___ Data for processing ___
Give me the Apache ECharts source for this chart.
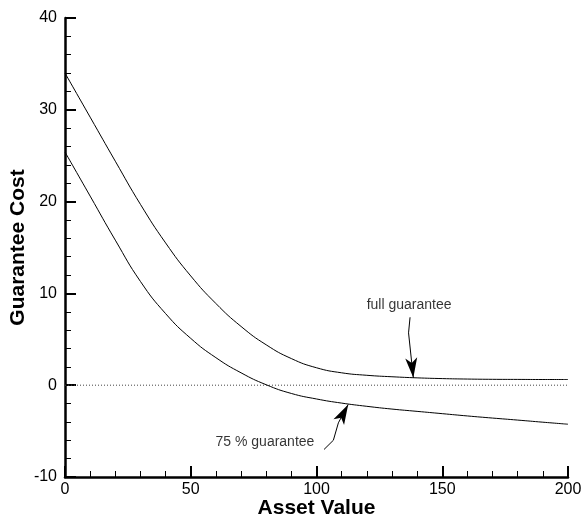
<!DOCTYPE html>
<html>
<head>
<meta charset="utf-8">
<script src="https://cdn.jsdelivr.net/npm/echarts@6/dist/echarts.min.js"></script>
<style>
  html, body { margin: 0; padding: 0; background: #fff; }
  #chart { width: 582px; height: 517px; }
</style>
</head>
<body>
<div id="chart"></div>
<script>
// asset values (x) shared by both curves
const assetValues = [0, 10, 20, 30, 40, 50, 60, 70, 80, 90, 100, 110, 120, 130, 140, 150, 160, 170, 180, 190, 200];
// guarantee cost, full guarantee
const fullCost = [34.0, 29.2, 24.4, 19.7, 15.5, 11.9, 8.9, 6.4, 4.4, 2.9, 1.9, 1.35, 1.08, 0.92, 0.8, 0.72, 0.67, 0.64, 0.63, 0.62, 0.62];
// guarantee cost, 75 % guarantee
const partCost = [25.4, 20.6, 15.8, 11.3, 7.8, 5.1, 3.0, 1.35, 0.05, -0.9, -1.5, -1.95, -2.3, -2.6, -2.85, -3.1, -3.35, -3.58, -3.8, -4.03, -4.25];
// annotation labels [x, y, text]
const labels = [
  [136.8, 8.7, "full guarantee"],
  [79.5, -6.2, "75 % guarantee"]
];
// arrow paths (data coords), last segment gets the arrow head
const fullArrow = [[137.2, 7.4], [136.6, 5.7], [138.5, 0.8]];
const partArrow = [[103.0, -7.0], [106.7, -6.0], [108.7, -4.1], [112.6, -2.1]];

const FONT = "'Liberation Sans', Arial, Helvetica, sans-serif";

function arrowSegments(pts) {
  const segs = [];
  for (let i = 0; i < pts.length - 1; i++) {
    segs.push([
      { coord: pts[i], symbol: "none" },
      { coord: pts[i + 1], symbol: i === pts.length - 2 ? "arrow" : "none" }
    ]);
  }
  return segs;
}

const chart = echarts.init(document.getElementById("chart"));
const option = {
  animation: false,
  backgroundColor: "#fff",
  grid: { left: 65, right: 14, top: 18, bottom: 40, containLabel: false, outerBoundsMode: "none" },
  xAxis: {
    type: "value",
    min: 0,
    max: 200,
    interval: 50,
    name: "Asset Value",
    nameLocation: "middle",
    nameGap: 21,
    nameMoveOverlap: false,
    nameTextStyle: { fontFamily: FONT, fontSize: 21, fontWeight: "bold", color: "#000" },
    axisLine: { onZero: false, lineStyle: { color: "#000", width: 2.5 } },
    axisTick: { inside: true, length: 11, lineStyle: { color: "#000", width: 2 } },
    minorTick: { show: true, splitNumber: 5, length: 6, lineStyle: { color: "#000", width: 1 } },
    axisLabel: { fontFamily: FONT, fontSize: 16, color: "#000", margin: 5 },
    splitLine: { show: false }
  },
  yAxis: {
    type: "value",
    min: -10,
    max: 40,
    interval: 10,
    name: "Guarantee Cost",
    nameLocation: "middle",
    nameGap: 36,
    nameMoveOverlap: false,
    nameTextStyle: { fontFamily: FONT, fontSize: 21, fontWeight: "bold", color: "#000" },
    axisLine: { onZero: false, lineStyle: { color: "#000", width: 2.5 } },
    axisTick: { inside: true, length: 11, lineStyle: { color: "#000", width: 2 } },
    minorTick: { show: true, splitNumber: 5, length: 6, lineStyle: { color: "#000", width: 1 } },
    axisLabel: { fontFamily: FONT, fontSize: 16, color: "#000", margin: 8 },
    splitLine: { show: false }
  },
  series: [
    {
      name: "full guarantee",
      type: "line",
      data: assetValues.map((x, i) => [x, fullCost[i]]),
      smooth: 0.5,
      showSymbol: false,
      lineStyle: { color: "#000", width: 1 },
      markLine: {
        silent: true,
        symbolSize: [9, 20],
        label: { show: false },
        lineStyle: { color: "#000", width: 1, type: "solid" },
        data: arrowSegments(fullArrow)
      }
    },
    {
      name: "75 % guarantee",
      type: "line",
      data: assetValues.map((x, i) => [x, partCost[i]]),
      smooth: 0.5,
      showSymbol: false,
      lineStyle: { color: "#000", width: 1 },
      markLine: {
        silent: true,
        symbolSize: [9, 20],
        label: { show: false },
        lineStyle: { color: "#000", width: 1, type: "solid" },
        data: arrowSegments(partArrow)
      }
    },
    {
      name: "zero",
      type: "line",
      data: [[0, 0], [200, 0]],
      showSymbol: false,
      lineStyle: { color: "#444", width: 1, type: [1, 2] },
      z: 1
    },
    {
      name: "labels",
      type: "scatter",
      symbolSize: 0,
      data: labels.map(d => ({ value: [d[0], d[1]], name: d[2] })),
      label: {
        show: true,
        position: "inside",
        formatter: p => p.name,
        fontFamily: FONT,
        fontSize: 14,
        color: "#000"
      }
    }
  ]
};
chart.setOption(option);
</script>
</body>
</html>
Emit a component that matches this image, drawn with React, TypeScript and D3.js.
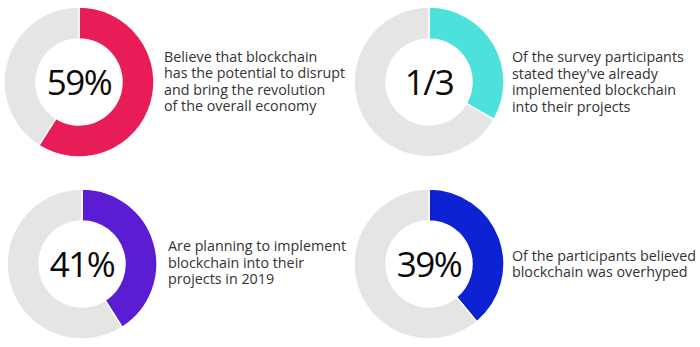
___
Task to carry out: Repeat the material above in full and exactly, apart from the pictures.

Problem solution:
Give me the Apache ECharts source for this chart.
<!DOCTYPE html>
<html>
<head>
<meta charset="utf-8">
<script src="https://cdn.jsdelivr.net/npm/echarts@6/dist/echarts.min.js"></script>
<style>
  html, body { margin: 0; padding: 0; background: #fff; }
  #chart { width: 582px; height: 517px; }
</style>
</head>
<body>
<div id="chart"></div>
<script>
// asset values (x) shared by both curves
const assetValues = [0, 10, 20, 30, 40, 50, 60, 70, 80, 90, 100, 110, 120, 130, 140, 150, 160, 170, 180, 190, 200];
// guarantee cost, full guarantee
const fullCost = [34.0, 29.2, 24.4, 19.7, 15.5, 11.9, 8.9, 6.4, 4.4, 2.9, 1.9, 1.35, 1.08, 0.92, 0.8, 0.72, 0.67, 0.64, 0.63, 0.62, 0.62];
// guarantee cost, 75 % guarantee
const partCost = [25.4, 20.6, 15.8, 11.3, 7.8, 5.1, 3.0, 1.35, 0.05, -0.9, -1.5, -1.95, -2.3, -2.6, -2.85, -3.1, -3.35, -3.58, -3.8, -4.03, -4.25];
// annotation labels [x, y, text]
const labels = [
  [136.8, 8.7, "full guarantee"],
  [79.5, -6.2, "75 % guarantee"]
];
// arrow paths (data coords), last segment gets the arrow head
const fullArrow = [[137.2, 7.4], [136.6, 5.7], [138.5, 0.8]];
const partArrow = [[103.0, -7.0], [106.7, -6.0], [108.7, -4.1], [112.6, -2.1]];

const FONT = "'Liberation Sans', Arial, Helvetica, sans-serif";

function arrowSegments(pts) {
  const segs = [];
  for (let i = 0; i < pts.length - 1; i++) {
    segs.push([
      { coord: pts[i], symbol: "none" },
      { coord: pts[i + 1], symbol: i === pts.length - 2 ? "arrow" : "none" }
    ]);
  }
  return segs;
}

const chart = echarts.init(document.getElementById("chart"));
const option = {
  animation: false,
  backgroundColor: "#fff",
  grid: { left: 65, right: 14, top: 18, bottom: 40, containLabel: false, outerBoundsMode: "none" },
  xAxis: {
    type: "value",
    min: 0,
    max: 200,
    interval: 50,
    name: "Asset Value",
    nameLocation: "middle",
    nameGap: 21,
    nameMoveOverlap: false,
    nameTextStyle: { fontFamily: FONT, fontSize: 21, fontWeight: "bold", color: "#000" },
    axisLine: { onZero: false, lineStyle: { color: "#000", width: 2.5 } },
    axisTick: { inside: true, length: 11, lineStyle: { color: "#000", width: 2 } },
    minorTick: { show: true, splitNumber: 5, length: 6, lineStyle: { color: "#000", width: 1 } },
    axisLabel: { fontFamily: FONT, fontSize: 16, color: "#000", margin: 5 },
    splitLine: { show: false }
  },
  yAxis: {
    type: "value",
    min: -10,
    max: 40,
    interval: 10,
    name: "Guarantee Cost",
    nameLocation: "middle",
    nameGap: 36,
    nameMoveOverlap: false,
    nameTextStyle: { fontFamily: FONT, fontSize: 21, fontWeight: "bold", color: "#000" },
    axisLine: { onZero: false, lineStyle: { color: "#000", width: 2.5 } },
    axisTick: { inside: true, length: 11, lineStyle: { color: "#000", width: 2 } },
    minorTick: { show: true, splitNumber: 5, length: 6, lineStyle: { color: "#000", width: 1 } },
    axisLabel: { fontFamily: FONT, fontSize: 16, color: "#000", margin: 8 },
    splitLine: { show: false }
  },
  series: [
    {
      name: "full guarantee",
      type: "line",
      data: assetValues.map((x, i) => [x, fullCost[i]]),
      smooth: 0.5,
      showSymbol: false,
      lineStyle: { color: "#000", width: 1 },
      markLine: {
        silent: true,
        symbolSize: [9, 20],
        label: { show: false },
        lineStyle: { color: "#000", width: 1, type: "solid" },
        data: arrowSegments(fullArrow)
      }
    },
    {
      name: "75 % guarantee",
      type: "line",
      data: assetValues.map((x, i) => [x, partCost[i]]),
      smooth: 0.5,
      showSymbol: false,
      lineStyle: { color: "#000", width: 1 },
      markLine: {
        silent: true,
        symbolSize: [9, 20],
        label: { show: false },
        lineStyle: { color: "#000", width: 1, type: "solid" },
        data: arrowSegments(partArrow)
      }
    },
    {
      name: "zero",
      type: "line",
      data: [[0, 0], [200, 0]],
      showSymbol: false,
      lineStyle: { color: "#444", width: 1, type: [1, 2] },
      z: 1
    },
    {
      name: "labels",
      type: "scatter",
      symbolSize: 0,
      data: labels.map(d => ({ value: [d[0], d[1]], name: d[2] })),
      label: {
        show: true,
        position: "inside",
        formatter: p => p.name,
        fontFamily: FONT,
        fontSize: 14,
        color: "#000"
      }
    }
  ]
};
chart.setOption(option);
</script>
</body>
</html>
Emit a component that matches this image, drawn with React, TypeScript and D3.js.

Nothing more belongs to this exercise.